| GIVEN EXERCISE |
Retype nothing but the lines from the start of the material up to and including the line with "import seaborn as sns". Pictures don't belong in the copy.

## start DATA LINES

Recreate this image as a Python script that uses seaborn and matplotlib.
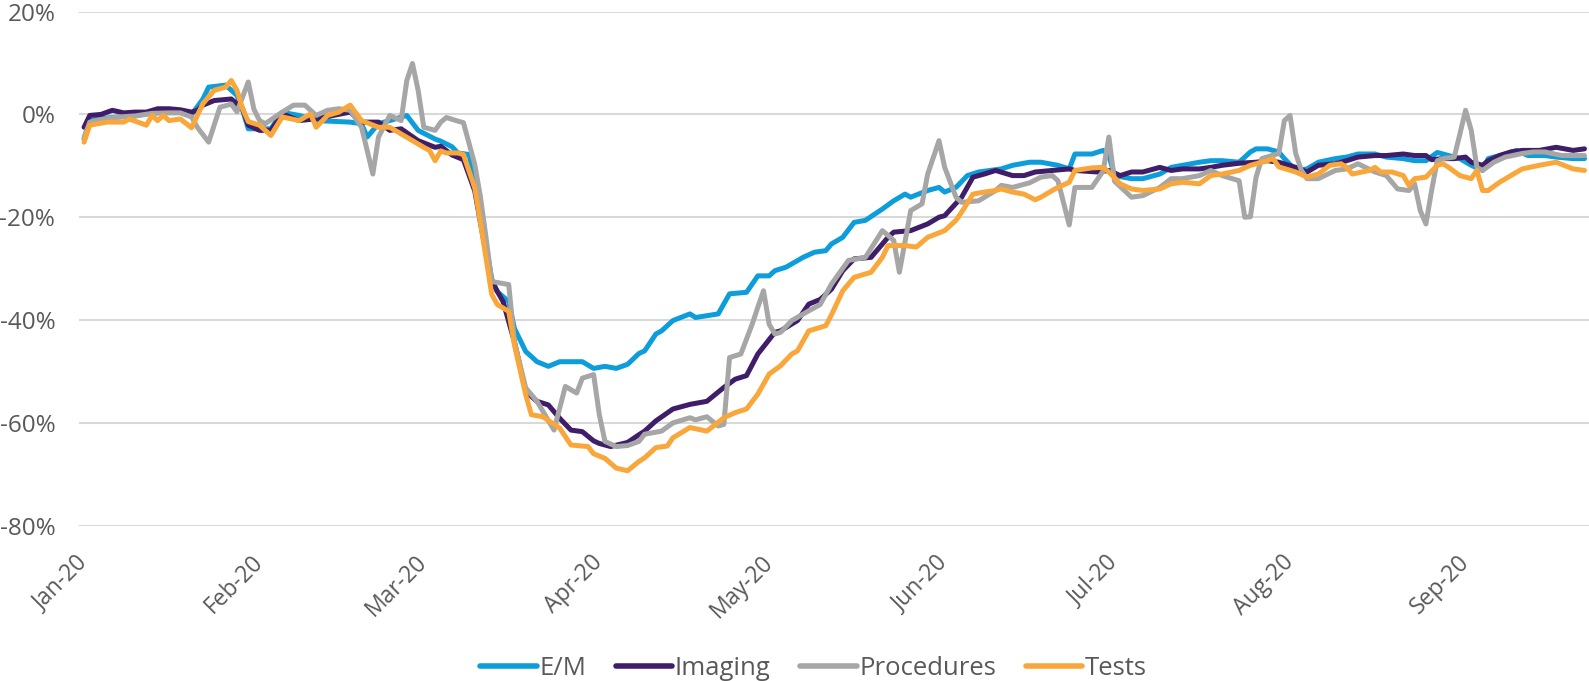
import numpy as np
import pandas as pd
import matplotlib
matplotlib.use("Agg")
import matplotlib.pyplot as plt
import seaborn as sns

# ---------------- data (percent change, day offsets from 2020-01-01) ----------------
START = pd.Timestamp("2020-01-01")
series_names = ["E/M", "Imaging", "Procedures", "Tests"]
series_colors = ["#0D9DDB", "#3F1D68", "#A6A6A6", "#F9A73B"]

em_days = [0, 1, 3, 6, 9, 12, 15, 17, 19, 21, 22, 25, 27, 28, 29, 33, 35, 38, 41, 47,
           49, 50, 52, 54, 57, 59, 62, 63, 65, 66, 68, 69, 70, 71, 72, 73, 75, 76, 78, 80,
           82, 84, 86, 88, 90, 92, 94, 96, 98, 99, 101, 102, 104, 107, 108, 112, 114, 117, 119, 121,
           122, 124, 127, 129, 131, 132, 134, 136, 138, 141, 143, 145, 146, 149, 151, 152, 154, 156, 158, 162,
           164, 167, 169, 172, 174, 175, 178, 180, 181, 182, 185, 187, 190, 192, 194, 197, 199, 201, 204, 206,
           207, 209, 211, 212, 214, 216, 218, 221, 223, 225, 228, 230, 233, 235, 237, 239, 241, 243, 245, 247,
           248, 251, 253, 255, 258, 260, 263, 265]
em_vals = [-4.8, -1.2, -0.8, -0.5, -0.3, 0.3, 0.5, 0.5, 0.0, 3.0, 5.3, 5.7, 3.7, 0.8, -2.8, -2.8, 0.4, -0.2, -1.2, -1.5,
           -1.8, -4.4, -1.8, -1.2, -0.2, -3.1, -4.8, -5.2, -6.3, -7.5, -7.8, -13.0, -19.0, -25.5, -32.0, -34.5, -36.4, -41.6, -46.1, -48.1,
           -49.0, -48.1, -48.1, -48.1, -49.4, -49.0, -49.4, -48.6, -46.5, -46.0, -42.7, -42.1, -40.1, -38.8, -39.5, -38.8, -34.9, -34.6, -31.4, -31.4,
           -30.4, -29.7, -27.8, -26.8, -26.5, -25.2, -23.9, -21.0, -20.6, -18.4, -16.8, -15.5, -16.1, -14.8, -14.2, -15.1, -14.2, -11.9, -11.2, -10.6,
           -9.9, -9.3, -9.3, -9.9, -10.6, -7.7, -7.7, -7.0, -8.0, -11.9, -12.5, -12.5, -11.6, -10.3, -9.9, -9.3, -9.0, -9.0, -9.3, -7.3,
           -6.7, -6.7, -7.3, -8.6, -10.9, -10.6, -9.3, -8.6, -8.3, -7.7, -7.7, -8.3, -8.6, -9.0, -9.0, -7.4, -8.0, -8.6, -9.9, -10.9,
           -8.6, -7.7, -7.0, -8.0, -8.0, -8.3, -8.6, -8.6]

img_days = [0, 1, 3, 5, 7, 9, 11, 13, 15, 17, 19, 20, 21, 23, 25, 26, 28, 29, 31, 33,
            35, 38, 41, 44, 47, 49, 52, 54, 56, 59, 62, 63, 65, 67, 69, 70, 71, 72, 74, 76,
            78, 80, 82, 84, 86, 88, 90, 91, 93, 96, 98, 99, 101, 104, 107, 110, 113, 115, 117, 119,
            122, 123, 126, 128, 130, 132, 134, 136, 139, 142, 143, 146, 149, 151, 152, 155, 157, 159, 161, 164,
            166, 168, 171, 174, 175, 179, 181, 183, 185, 187, 190, 192, 194, 197, 199, 201, 204, 207, 209, 211,
            214, 216, 218, 221, 223, 225, 228, 230, 233, 235, 237, 238, 240, 242, 244, 245, 247, 248, 250, 252,
            254, 257, 260, 263, 265]
img_vals = [-2.5, -0.2, 0.0, 0.8, 0.3, 0.45, 0.45, 1.1, 1.1, 0.9, 0.45, 0.8, 1.8, 2.7, 2.9, 3.0, 1.1, -2.1, -3.1, -3.1,
            0.1, -1.2, -0.85, -0.2, 0.45, -1.5, -1.5, -3.1, -2.8, -5.1, -6.4, -6.2, -7.9, -8.8, -14.9, -21.0, -27.0, -32.5, -36.4, -44.2,
            -53.9, -55.8, -56.5, -59.1, -61.4, -61.7, -63.5, -64.0, -64.6, -63.8, -62.3, -61.6, -59.6, -57.3, -56.4, -55.8, -53.1, -51.5, -50.8, -46.6,
            -42.4, -42.1, -40.1, -36.9, -36.0, -34.0, -30.4, -28.1, -27.8, -23.9, -22.9, -22.6, -21.3, -20.0, -19.7, -16.1, -12.2, -11.6, -10.9, -11.9,
            -11.9, -11.2, -10.9, -10.6, -10.9, -11.2, -10.9, -11.9, -11.2, -11.2, -10.3, -10.9, -10.6, -10.6, -10.3, -9.9, -9.5, -9.3, -9.0, -9.3,
            -10.3, -11.2, -9.9, -9.6, -9.0, -8.3, -8.0, -8.0, -7.7, -8.0, -8.0, -8.8, -8.6, -8.6, -8.3, -9.3, -9.9, -9.0, -8.0, -7.3,
            -7.0, -7.0, -6.4, -7.0, -6.7]

proc_days = [0, 1, 3, 6, 9, 12, 15, 17, 19, 20, 22, 24, 25, 26, 27, 29, 30, 31, 32, 35,
             37, 39, 41, 43, 45, 47, 49, 50, 51, 52, 54, 56, 57, 58, 59, 60, 62, 63, 64, 66,
             67, 69, 70, 71, 72, 75, 76, 78, 80, 83, 85, 87, 88, 90, 91, 92, 94, 96, 98, 99,
             102, 104, 107, 108, 110, 112, 113, 114, 116, 118, 119, 120, 121, 122, 123, 125, 128, 130, 132, 135,
             138, 141, 143, 144, 146, 148, 149, 151, 152, 154, 155, 158, 161, 162, 164, 167, 169, 171, 172, 174,
             175, 178, 180, 181, 182, 185, 187, 190, 192, 194, 197, 199, 201, 204, 205, 206, 207, 208, 211, 212,
             213, 214, 215, 216, 218, 221, 223, 225, 228, 230, 232, 234, 235, 236, 237, 238, 239, 240, 242, 243,
             244, 245, 246, 247, 249, 251, 254, 256, 258, 261, 265]
proc_vals = [-4.5, -1.5, -1.0, -0.5, -0.3, 0.2, 0.3, 0.3, -0.5, -2.5, -5.4, 1.4, 1.7, 2.0, 0.5, 6.3, 1.0, -1.2, -1.8, 0.45,
             1.8, 1.8, -0.2, 0.8, 1.1, 0.8, -2.5, -7.0, -11.6, -4.4, -0.2, -1.2, 6.6, 9.9, 4.7, -2.5, -3.1, -1.5, -0.6, -1.3,
             -1.6, -9.7, -16.0, -24.0, -32.5, -33.1, -44.2, -53.2, -55.8, -61.4, -52.9, -54.2, -51.3, -50.6, -58.4, -63.6, -64.6, -64.4, -63.6, -62.2,
             -61.6, -60.0, -59.0, -59.4, -58.8, -60.6, -60.3, -47.3, -46.6, -40.8, -37.5, -34.3, -40.8, -42.7, -42.4, -40.1, -38.2, -37.0, -33.0, -28.4,
             -27.8, -22.6, -24.5, -30.7, -18.7, -17.4, -11.6, -5.1, -10.3, -16.1, -17.1, -16.8, -14.8, -13.8, -14.2, -13.3, -12.2, -11.9, -12.9, -21.5,
             -14.2, -14.2, -11.0, -4.4, -13.0, -16.1, -15.8, -14.2, -12.5, -12.5, -11.9, -10.9, -11.9, -12.9, -20.0, -19.9, -12.2, -8.6, -7.6, -1.2,
             -0.2, -7.6, -10.9, -12.5, -12.5, -10.9, -10.6, -9.6, -11.2, -11.9, -14.5, -14.8, -13.5, -18.7, -21.3, -14.8, -9.0, -8.6, -8.3, -3.8,
             0.8, -3.1, -10.3, -10.9, -9.3, -8.3, -7.6, -7.3, -7.3, -8.0, -8.0]

test_days = [0, 1, 4, 7, 8, 11, 12, 13, 14, 15, 17, 19, 20, 21, 23, 25, 26, 27, 28, 29,
             31, 33, 35, 38, 40, 41, 43, 45, 47, 49, 52, 54, 56, 58, 60, 61, 62, 63, 64, 66,
             67, 69, 70, 71, 72, 73, 75, 76, 78, 79, 81, 84, 86, 89, 90, 92, 94, 96, 98, 99,
             101, 103, 104, 107, 110, 113, 115, 117, 119, 121, 123, 125, 126, 128, 131, 132, 134, 136, 139, 141,
             142, 145, 147, 149, 152, 154, 155, 157, 159, 161, 162, 164, 166, 168, 169, 171, 172, 174, 175, 178,
             180, 181, 183, 185, 187, 190, 192, 194, 197, 199, 201, 204, 206, 209, 210, 211, 214, 216, 218, 220,
             222, 223, 224, 227, 228, 229, 231, 233, 234, 235, 237, 239, 240, 241, 243, 245, 246, 247, 248, 250,
             252, 254, 257, 260, 263, 265]
test_vals = [-5.4, -2.1, -1.5, -1.5, -0.9, -2.1, -0.2, -1.2, -0.2, -1.2, -0.9, -2.6, -0.2, 2.1, 4.7, 5.3, 6.6, 4.7, 1.1, -1.4,
             -2.1, -4.1, -0.5, -1.2, 0.1, -2.5, -0.2, 0.45, 1.8, -1.2, -2.5, -2.5, -3.8, -5.1, -6.4, -7.0, -9.0, -7.1, -7.5, -7.5,
             -7.8, -14.3, -21.0, -28.0, -35.0, -37.0, -38.3, -44.8, -54.5, -58.4, -58.8, -61.0, -64.3, -64.6, -66.0, -66.9, -68.8, -69.3, -67.5, -66.8,
             -64.8, -64.5, -62.9, -60.9, -61.6, -59.0, -58.0, -57.3, -54.4, -50.5, -48.9, -46.6, -46.0, -42.1, -41.1, -39.0, -34.3, -31.7, -30.7, -27.8,
             -25.5, -25.5, -25.8, -23.9, -22.6, -20.6, -19.0, -15.5, -15.1, -14.8, -14.5, -15.1, -15.5, -16.6, -16.1, -14.8, -14.2, -13.2, -10.9, -10.4,
             -10.3, -11.2, -13.5, -14.5, -14.8, -14.5, -13.5, -13.2, -13.5, -11.9, -11.6, -10.9, -9.9, -9.0, -8.6, -10.2, -11.2, -12.2, -11.6, -9.9,
             -9.6, -10.3, -11.6, -10.9, -10.3, -11.2, -11.2, -11.9, -13.8, -12.5, -12.2, -9.9, -9.6, -10.3, -11.9, -12.5, -10.9, -14.8, -14.8, -13.2,
             -11.9, -10.6, -9.9, -9.3, -10.6, -10.9]

ytick_values = [-0.8, -0.6, -0.4, -0.2, 0.0, 0.2]
ytick_labels = ["-80%", "-60%", "-40%", "-20%", "0%", "20%"]
xtick_dates = ["2020-01-01", "2020-02-01", "2020-03-01", "2020-04-01", "2020-05-01",
               "2020-06-01", "2020-07-01", "2020-08-01", "2020-09-01"]
xtick_labels = ["Jan-20", "Feb-20", "Mar-20", "Apr-20", "May-20", "Jun-20", "Jul-20", "Aug-20", "Sep-20"]

# ---------------- build long table ----------------
frames = []
for name, days, vals in zip(series_names,
                            [em_days, img_days, proc_days, test_days],
                            [em_vals, img_vals, proc_vals, test_vals]):
    assert len(days) == len(vals), name
    frames.append(pd.DataFrame({
        "date": START + pd.to_timedelta(np.array(days, dtype=float), unit="D"),
        "value": np.array(vals) / 100.0,
        "series": name,
    }))
df = pd.concat(frames, ignore_index=True)

# ---------------- plot ----------------
sns.set_theme(style="white")
plt.rcParams["font.family"] = ["Open Sans", "DejaVu Sans"]
plt.rcParams["axes.unicode_minus"] = False
TXT = "#595959"

fig = plt.figure(figsize=(15.89, 6.81), dpi=100)
ax = fig.add_axes([0.0497, 0.228, 0.9503, 0.755])

sns.lineplot(data=df, x="date", y="value", hue="series", hue_order=series_names,
             palette=series_colors, linewidth=3.6, estimator=None, sort=True, ax=ax,
             legend=True)
for ln in ax.lines:
    ln.set_solid_joinstyle("round")
    ln.set_solid_capstyle("round")

ax.set_ylim(-0.8, 0.2)
ax.set_yticks(ytick_values)
ax.set_yticklabels(ytick_labels)
ax.set_xlim(START - pd.Timedelta(days=0.9), START + pd.Timedelta(days=265.8))
ax.set_xticks(pd.to_datetime(xtick_dates))
ax.set_xticklabels(xtick_labels)
ax.set_xlabel("")
ax.set_ylabel("")

ax.grid(axis="y", color="#D9D9D9", linewidth=1.5)
ax.grid(axis="x", visible=False)
ax.set_axisbelow(True)
for s in ax.spines.values():
    s.set_visible(False)

ax.tick_params(axis="y", length=0, pad=17, labelsize=17.5, labelcolor=TXT)
ax.tick_params(axis="x", length=0, pad=24, labelsize=16.5, labelcolor=TXT)
for lab in ax.get_xticklabels():
    lab.set_rotation(45)
    lab.set_ha("right")
    lab.set_va("center")
    lab.set_rotation_mode("anchor")

handles, labels = ax.get_legend_handles_labels()
ax.get_legend().remove()
leg = fig.legend(handles, labels, loc="center", bbox_to_anchor=(0.512, 0.019), ncol=4,
                 frameon=False, fontsize=18.5, handlelength=2.2, handletextpad=0.1,
                 columnspacing=1.15, labelcolor=TXT)
for h in leg.legend_handles:
    h.set_linewidth(4.0)
    h.set_solid_capstyle("round")

fig.savefig("out.png", dpi=100, facecolor="white")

## end DATA LINES

| WRITTEN RESPONSE |
Recreate this image as a Python script that uses seaborn and matplotlib.
import numpy as np
import pandas as pd
import matplotlib
matplotlib.use("Agg")
import matplotlib.pyplot as plt
import seaborn as sns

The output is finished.